The building also cuts across several small pits that were there before the building was constructed. These will also be excavated and any artifacts found in the fill will help date the time period that the pits were in use. Archaeologists will then know that the building was constructed after the latest date associated with the pits.

Cap of Silver Knife with FP Initials and 1622 Date
Artifacts discovered above and around the building seem to include a relatively high concentration of status items compared to other areas of the fort site such as broken Chinese porcelain wine cups, ceramics and glassware in the facon de Venise. Archaeologists have also discovered the lens of an early telescope, a 1605 Bartmann jug medallion, and pieces of delftware wall tiles, probably from the second quarter of the 17th century. Personal objects such as a small silver wax seal with a scallop shell design, a silver putto, a crucifix made of jet, the cap of the handle of a small silver knife engraved with the initials FP and the date 1622, and other items such as buttons, aglets, oyster shells and food remains have also been found in this area.

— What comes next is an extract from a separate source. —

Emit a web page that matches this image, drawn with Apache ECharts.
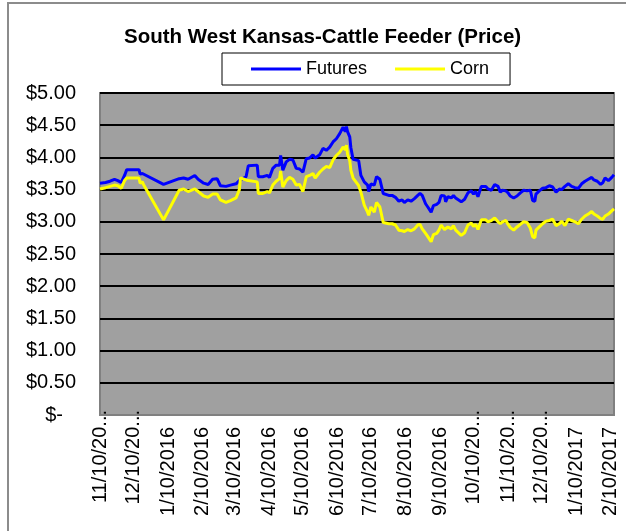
<!DOCTYPE html>
<html>
<head>
<meta charset="utf-8">
<script src="https://cdn.jsdelivr.net/npm/echarts@6/dist/echarts.min.js"></script>
<style>
html,body{margin:0;padding:0;background:#fff;}
#chart{width:626px;height:531px;}
</style>
</head>
<body>
<div id="chart"></div>
<script>
// Days since 11/10/2015 for each reading
const dayOffsets = [0,5,9,13,16,19,22,24,35,36,38,39,57,71,75,79,85,88,93,97,101,105,108,113,117,122,125,126,131,133,141,142,146,150,152,155,158,161,162,164,167,170,173,176,179,182,185,188,191,193,197,200,203,206,209,212,215,216,218,220,221,222,224,225,227,228,232,234,237,240,241,243,246,248,251,254,259,262,265,268,271,273,276,279,282,285,287,289,292,294,297,299,302,304,306,309,310,312,315,317,319,324,327,330,333,335,337,339,342,343,346,348,351,354,357,359,361,364,366,368,371,374,377,380,383,386,388,390,391,394,397,400,403,406,409,412,414,417,420,423,426,429,432,435,438,441,443,446,449,451,453,456,459,461];

const futures = [3.60,3.61,3.63,3.66,3.64,3.61,3.72,3.81,3.81,3.74,3.75,3.74,3.58,3.67,3.68,3.66,3.72,3.66,3.60,3.58,3.66,3.67,3.56,3.55,3.57,3.59,3.64,3.67,3.70,3.87,3.88,3.70,3.70,3.72,3.69,3.83,3.88,3.88,4.03,3.80,3.93,3.97,3.96,3.83,3.82,3.77,3.98,3.99,4.04,3.99,4.04,4.14,4.11,4.16,4.24,4.29,4.37,4.34,4.47,4.40,4.48,4.40,4.32,4.15,3.97,3.97,3.95,3.72,3.62,3.57,3.47,3.59,3.57,3.70,3.66,3.44,3.41,3.41,3.38,3.32,3.34,3.30,3.34,3.32,3.36,3.41,3.44,3.41,3.28,3.23,3.15,3.25,3.27,3.30,3.41,3.40,3.31,3.39,3.37,3.41,3.37,3.31,3.35,3.45,3.48,3.43,3.47,3.39,3.55,3.54,3.55,3.51,3.49,3.58,3.55,3.46,3.49,3.48,3.45,3.40,3.37,3.40,3.45,3.49,3.48,3.49,3.33,3.32,3.43,3.48,3.52,3.53,3.56,3.54,3.46,3.51,3.50,3.55,3.59,3.55,3.53,3.52,3.59,3.63,3.66,3.69,3.65,3.63,3.58,3.61,3.68,3.64,3.69,3.73];

const corn = [3.51,3.53,3.55,3.57,3.56,3.52,3.64,3.68,3.68,3.60,3.62,3.58,3.03,3.49,3.51,3.47,3.51,3.47,3.40,3.38,3.43,3.43,3.34,3.30,3.33,3.37,3.50,3.68,3.65,3.64,3.62,3.44,3.44,3.47,3.45,3.57,3.63,3.67,3.79,3.54,3.64,3.69,3.66,3.57,3.58,3.47,3.70,3.72,3.75,3.68,3.77,3.82,3.86,3.84,3.96,4.03,4.08,4.11,4.16,4.12,4.19,4.05,3.95,3.80,3.68,3.66,3.56,3.46,3.26,3.15,3.10,3.23,3.15,3.30,3.23,2.99,2.97,2.97,2.95,2.87,2.86,2.85,2.88,2.86,2.89,2.95,2.96,2.89,2.82,2.77,2.69,2.80,2.82,2.87,2.95,2.88,2.89,2.92,2.89,2.94,2.87,2.79,2.83,2.95,2.98,2.93,2.96,2.88,3.03,3.04,3.03,3.00,3.02,3.06,3.00,2.97,3.00,3.02,2.96,2.91,2.87,2.92,2.96,3.00,2.99,2.90,2.77,2.75,2.87,2.92,2.97,3.01,3.02,3.04,2.94,2.97,3.01,2.94,3.04,3.02,3.00,2.97,3.04,3.09,3.12,3.16,3.12,3.09,3.05,3.04,3.09,3.12,3.17,3.20];

const tickDates = ['2015-11-10','2015-12-10','2016-01-10','2016-02-10','2016-03-10','2016-04-10','2016-05-10','2016-06-10','2016-07-10','2016-08-10','2016-09-10','2016-10-10','2016-11-10','2016-12-10','2017-01-10','2017-02-10'];
const tickLabels = ['11/10/20...','12/10/20...','1/10/2016','2/10/2016','3/10/2016','4/10/2016','5/10/2016','6/10/2016','7/10/2016','8/10/2016','9/10/2016','10/10/20...','11/10/20...','12/10/20...','1/10/2017','2/10/2017'];

const START = Date.UTC(2015,10,10);
function dayOf(s){ const p=s.split('-').map(Number); return Math.round((Date.UTC(p[0],p[1]-1,p[2])-START)/86400000); }
const tickDays = tickDates.map(dayOf);

const FONT = '"Liberation Sans", Arial, sans-serif';

const chart = echarts.init(document.getElementById('chart'), null, {renderer:'canvas'});
chart.setOption({
  animation:false,
  backgroundColor:'#ffffff',
  graphic:[{
    type:'rect', shape:{x:8,y:3,width:700,height:700},
    style:{fill:'none',stroke:'#8c8c8c',lineWidth:2}, silent:true
  }],
  title:{
    text:'South West Kansas-Cattle Feeder (Price)',
    left:119, top:22,
    textStyle:{fontFamily:FONT,fontSize:20.5,fontWeight:'bold',color:'#000'}
  },
  legend:{
    left:222, top:53,
    padding:[7,21,7,29],
    borderColor:'#000', borderWidth:1,
    backgroundColor:'#fff',
    itemWidth:50, itemHeight:3, itemGap:28,
    icon:'rect',
    textStyle:{fontFamily:FONT,fontSize:18,color:'#000'},
    data:['Futures','Corn']
  },
  grid:{
    left:100, right:12, top:93, bottom:116,
    show:true, backgroundColor:'#a0a0a0', borderColor:'#808080', borderWidth:2
  },
  xAxis:{
    type:'value',
    min:0, max:461,
    axisLine:{show:false},
    axisTick:{show:false},
    splitLine:{show:false},
    axisLabel:{
      customValues:tickDays,
      rotate:90,
      margin:-5,
      color:'#000',
      fontFamily:FONT,
      fontSize:20,
      formatter:function(v){
        const i = tickDays.indexOf(Math.round(v));
        const t = i>=0 ? tickLabels[i] : '';
        return t.endsWith('...') ? '{t|'+t+'}' : '{n|'+t+'}';
      },
      rich:{
        t:{fontFamily:FONT,fontSize:20,color:'#000'},
        n:{fontFamily:FONT,fontSize:20,color:'#000',padding:[0,17,0,0]}
      }
    }
  },
  yAxis:{
    type:'value',
    min:0, max:5, interval:0.5,
    axisLine:{show:false},
    axisTick:{show:false},
    splitLine:{show:true, showMinLine:false, lineStyle:{color:'#000',width:2}},
    axisLabel:{
      margin:24,
      color:'#000', fontFamily:FONT, fontSize:20,
      formatter:function(v){ return v===0 ? '{z|$-}' : '$'+v.toFixed(2); },
      rich:{ z:{fontFamily:FONT,fontSize:20,color:'#000',padding:[0,13,0,0]} }
    }
  },
  series:[
    {
      name:'Futures', type:'line', symbol:'none', showSymbol:false,
      lineStyle:{color:'#0000ff',width:3}, itemStyle:{color:'#0000ff'},
      data:dayOffsets.map((d,i)=>[d,futures[i]])
    },
    {
      name:'Corn', type:'line', symbol:'none', showSymbol:false,
      lineStyle:{color:'#ffff00',width:3}, itemStyle:{color:'#ffff00'},
      data:dayOffsets.map((d,i)=>[d,corn[i]])
    }
  ]
});
</script>
</body>
</html>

These artifacts were mixed up in the soil that was deposited above the building site during the construction of the Civil War fort and cannot be used to date the building, but they may indicate that this end of the fort was where high-ranking colonists lived. The difference in the architecture at this end of the fort, compared to the earth fast mud and stud structures found at the other end of the fort, and the difference in artifacts may also indicate a social class separation in the overall design of the fort.

Archaeologists will continue digging into the winter months until the ground freezes, as long as the weather permits.